> [Rows]:
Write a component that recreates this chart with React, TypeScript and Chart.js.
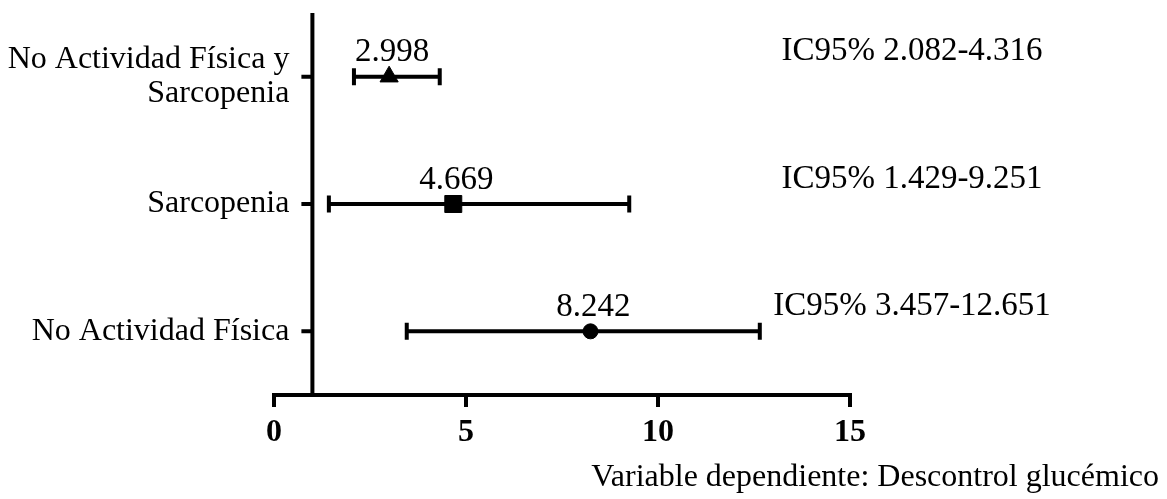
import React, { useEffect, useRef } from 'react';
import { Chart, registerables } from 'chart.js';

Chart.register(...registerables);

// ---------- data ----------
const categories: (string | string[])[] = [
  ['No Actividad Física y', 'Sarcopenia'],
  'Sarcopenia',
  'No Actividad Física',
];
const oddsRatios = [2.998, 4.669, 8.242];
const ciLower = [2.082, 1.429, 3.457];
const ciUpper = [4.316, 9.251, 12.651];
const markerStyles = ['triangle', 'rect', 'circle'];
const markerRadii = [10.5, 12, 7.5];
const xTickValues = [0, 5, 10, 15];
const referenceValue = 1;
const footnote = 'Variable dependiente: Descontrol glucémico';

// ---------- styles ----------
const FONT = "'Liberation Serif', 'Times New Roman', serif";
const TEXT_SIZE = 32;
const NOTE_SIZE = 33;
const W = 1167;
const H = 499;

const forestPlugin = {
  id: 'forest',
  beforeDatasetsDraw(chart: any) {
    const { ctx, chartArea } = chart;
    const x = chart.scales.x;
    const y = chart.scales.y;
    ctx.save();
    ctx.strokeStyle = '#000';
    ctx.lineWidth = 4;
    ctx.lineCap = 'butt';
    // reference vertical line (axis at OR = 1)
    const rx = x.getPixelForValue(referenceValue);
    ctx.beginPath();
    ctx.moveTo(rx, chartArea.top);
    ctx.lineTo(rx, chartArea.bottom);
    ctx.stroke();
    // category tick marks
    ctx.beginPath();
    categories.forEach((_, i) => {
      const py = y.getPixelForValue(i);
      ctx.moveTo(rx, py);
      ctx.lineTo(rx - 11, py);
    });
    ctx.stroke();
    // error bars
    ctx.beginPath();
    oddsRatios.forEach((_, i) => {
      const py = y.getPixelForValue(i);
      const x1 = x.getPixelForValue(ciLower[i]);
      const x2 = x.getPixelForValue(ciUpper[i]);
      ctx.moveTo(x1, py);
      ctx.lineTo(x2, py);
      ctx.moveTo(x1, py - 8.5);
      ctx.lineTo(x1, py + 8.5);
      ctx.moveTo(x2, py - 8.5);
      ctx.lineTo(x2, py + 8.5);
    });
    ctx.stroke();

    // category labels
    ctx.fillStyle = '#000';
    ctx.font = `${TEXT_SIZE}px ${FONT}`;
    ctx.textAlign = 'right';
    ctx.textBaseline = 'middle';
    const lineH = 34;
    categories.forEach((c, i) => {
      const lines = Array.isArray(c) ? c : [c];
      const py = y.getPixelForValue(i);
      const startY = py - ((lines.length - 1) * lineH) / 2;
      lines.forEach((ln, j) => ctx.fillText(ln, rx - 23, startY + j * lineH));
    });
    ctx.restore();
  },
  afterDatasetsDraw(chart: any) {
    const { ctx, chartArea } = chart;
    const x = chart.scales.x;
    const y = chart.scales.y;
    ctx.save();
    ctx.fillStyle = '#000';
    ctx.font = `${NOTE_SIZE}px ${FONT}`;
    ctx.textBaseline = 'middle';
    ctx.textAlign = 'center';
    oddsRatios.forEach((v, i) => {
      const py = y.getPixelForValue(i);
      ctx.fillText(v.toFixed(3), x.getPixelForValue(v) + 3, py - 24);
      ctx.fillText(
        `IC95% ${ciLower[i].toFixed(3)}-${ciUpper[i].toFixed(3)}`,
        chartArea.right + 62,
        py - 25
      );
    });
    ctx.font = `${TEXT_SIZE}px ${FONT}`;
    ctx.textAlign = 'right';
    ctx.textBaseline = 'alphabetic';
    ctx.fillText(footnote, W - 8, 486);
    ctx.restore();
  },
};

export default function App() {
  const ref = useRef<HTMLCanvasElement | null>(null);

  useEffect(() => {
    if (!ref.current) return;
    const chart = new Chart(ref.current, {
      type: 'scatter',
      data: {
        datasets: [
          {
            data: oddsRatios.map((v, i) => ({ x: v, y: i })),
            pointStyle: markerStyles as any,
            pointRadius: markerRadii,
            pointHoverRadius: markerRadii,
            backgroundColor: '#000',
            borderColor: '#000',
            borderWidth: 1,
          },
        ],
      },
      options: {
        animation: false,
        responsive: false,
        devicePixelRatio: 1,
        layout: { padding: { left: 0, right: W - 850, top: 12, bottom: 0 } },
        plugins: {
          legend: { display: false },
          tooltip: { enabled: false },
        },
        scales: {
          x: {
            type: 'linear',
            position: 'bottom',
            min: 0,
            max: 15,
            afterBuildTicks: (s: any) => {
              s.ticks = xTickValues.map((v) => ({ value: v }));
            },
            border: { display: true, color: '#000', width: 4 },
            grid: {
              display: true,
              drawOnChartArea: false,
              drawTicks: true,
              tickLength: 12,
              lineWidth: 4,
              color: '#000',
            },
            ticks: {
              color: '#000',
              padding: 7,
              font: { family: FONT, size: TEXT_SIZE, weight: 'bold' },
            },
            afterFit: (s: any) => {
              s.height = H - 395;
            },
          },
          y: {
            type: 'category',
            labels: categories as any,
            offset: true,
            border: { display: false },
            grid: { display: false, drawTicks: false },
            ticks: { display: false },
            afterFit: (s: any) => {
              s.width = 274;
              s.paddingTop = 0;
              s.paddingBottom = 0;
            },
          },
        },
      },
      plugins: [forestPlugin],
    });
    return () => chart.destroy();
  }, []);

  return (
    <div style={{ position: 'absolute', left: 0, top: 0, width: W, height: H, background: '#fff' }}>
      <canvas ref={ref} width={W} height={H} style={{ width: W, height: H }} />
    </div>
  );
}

...

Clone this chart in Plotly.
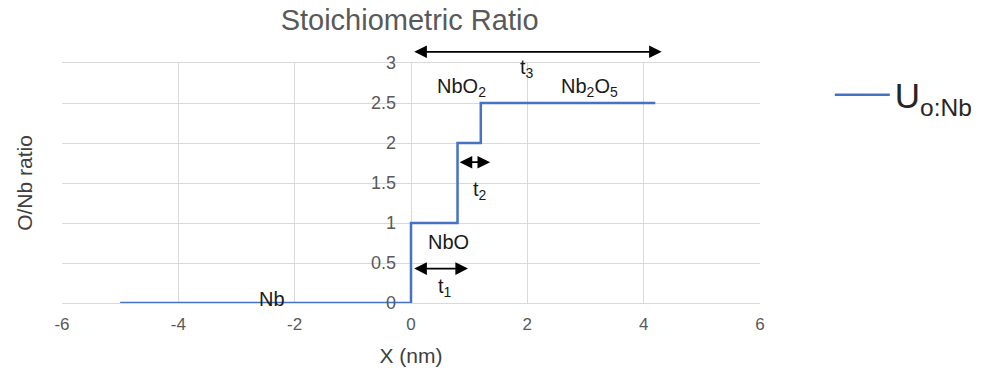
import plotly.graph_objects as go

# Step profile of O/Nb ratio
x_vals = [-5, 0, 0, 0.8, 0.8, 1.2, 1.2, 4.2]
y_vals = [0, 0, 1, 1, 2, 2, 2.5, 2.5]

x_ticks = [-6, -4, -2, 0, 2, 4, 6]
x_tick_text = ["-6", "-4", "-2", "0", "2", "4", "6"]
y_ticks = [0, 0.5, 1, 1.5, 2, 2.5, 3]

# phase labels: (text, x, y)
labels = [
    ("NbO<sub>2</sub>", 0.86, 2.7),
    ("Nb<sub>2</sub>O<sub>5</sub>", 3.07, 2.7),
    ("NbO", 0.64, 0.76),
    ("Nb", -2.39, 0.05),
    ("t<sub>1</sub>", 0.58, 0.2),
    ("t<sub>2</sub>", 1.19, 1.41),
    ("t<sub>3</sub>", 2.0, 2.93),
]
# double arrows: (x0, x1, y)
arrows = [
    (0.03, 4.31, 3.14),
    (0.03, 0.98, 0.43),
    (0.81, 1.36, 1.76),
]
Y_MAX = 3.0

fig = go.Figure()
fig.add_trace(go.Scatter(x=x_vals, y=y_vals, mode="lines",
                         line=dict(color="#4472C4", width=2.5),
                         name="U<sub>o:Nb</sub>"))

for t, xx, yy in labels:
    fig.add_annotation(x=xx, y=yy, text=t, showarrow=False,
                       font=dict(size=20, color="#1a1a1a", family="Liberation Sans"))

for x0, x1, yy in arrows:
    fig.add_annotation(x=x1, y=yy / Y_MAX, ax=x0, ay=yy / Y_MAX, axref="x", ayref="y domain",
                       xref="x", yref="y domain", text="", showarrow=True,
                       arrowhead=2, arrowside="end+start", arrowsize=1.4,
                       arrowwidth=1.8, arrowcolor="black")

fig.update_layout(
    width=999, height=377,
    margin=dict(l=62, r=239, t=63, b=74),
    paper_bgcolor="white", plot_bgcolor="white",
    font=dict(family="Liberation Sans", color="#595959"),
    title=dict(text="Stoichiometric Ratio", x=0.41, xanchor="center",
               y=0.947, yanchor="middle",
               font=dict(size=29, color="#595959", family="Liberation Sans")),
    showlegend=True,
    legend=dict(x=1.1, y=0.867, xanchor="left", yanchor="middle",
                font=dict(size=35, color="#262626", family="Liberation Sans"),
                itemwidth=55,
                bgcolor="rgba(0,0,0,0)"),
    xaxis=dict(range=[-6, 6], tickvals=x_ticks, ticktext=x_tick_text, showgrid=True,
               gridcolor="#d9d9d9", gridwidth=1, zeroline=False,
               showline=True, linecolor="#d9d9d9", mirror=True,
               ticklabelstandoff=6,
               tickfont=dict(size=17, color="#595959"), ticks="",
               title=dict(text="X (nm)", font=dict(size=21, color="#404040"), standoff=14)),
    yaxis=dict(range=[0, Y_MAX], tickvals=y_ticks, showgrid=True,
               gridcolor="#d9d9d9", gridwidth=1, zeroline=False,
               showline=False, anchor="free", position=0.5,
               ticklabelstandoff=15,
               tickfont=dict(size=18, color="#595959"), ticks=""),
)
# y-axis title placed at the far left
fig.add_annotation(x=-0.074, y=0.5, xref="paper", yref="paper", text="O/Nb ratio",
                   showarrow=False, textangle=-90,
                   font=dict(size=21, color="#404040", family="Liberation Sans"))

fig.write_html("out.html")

> [Prompt]:
Among the records above, locate the line containing "Write a component" and the line containing "Chart.register(...registerables);", then transcribe exactly the lines starting at the first and ending at the second, with no pictures.

> [Result]:
Write a component that recreates this chart with React, TypeScript and Chart.js.
import React, { useEffect, useRef } from 'react';
import { Chart, registerables } from 'chart.js';

Chart.register(...registerables);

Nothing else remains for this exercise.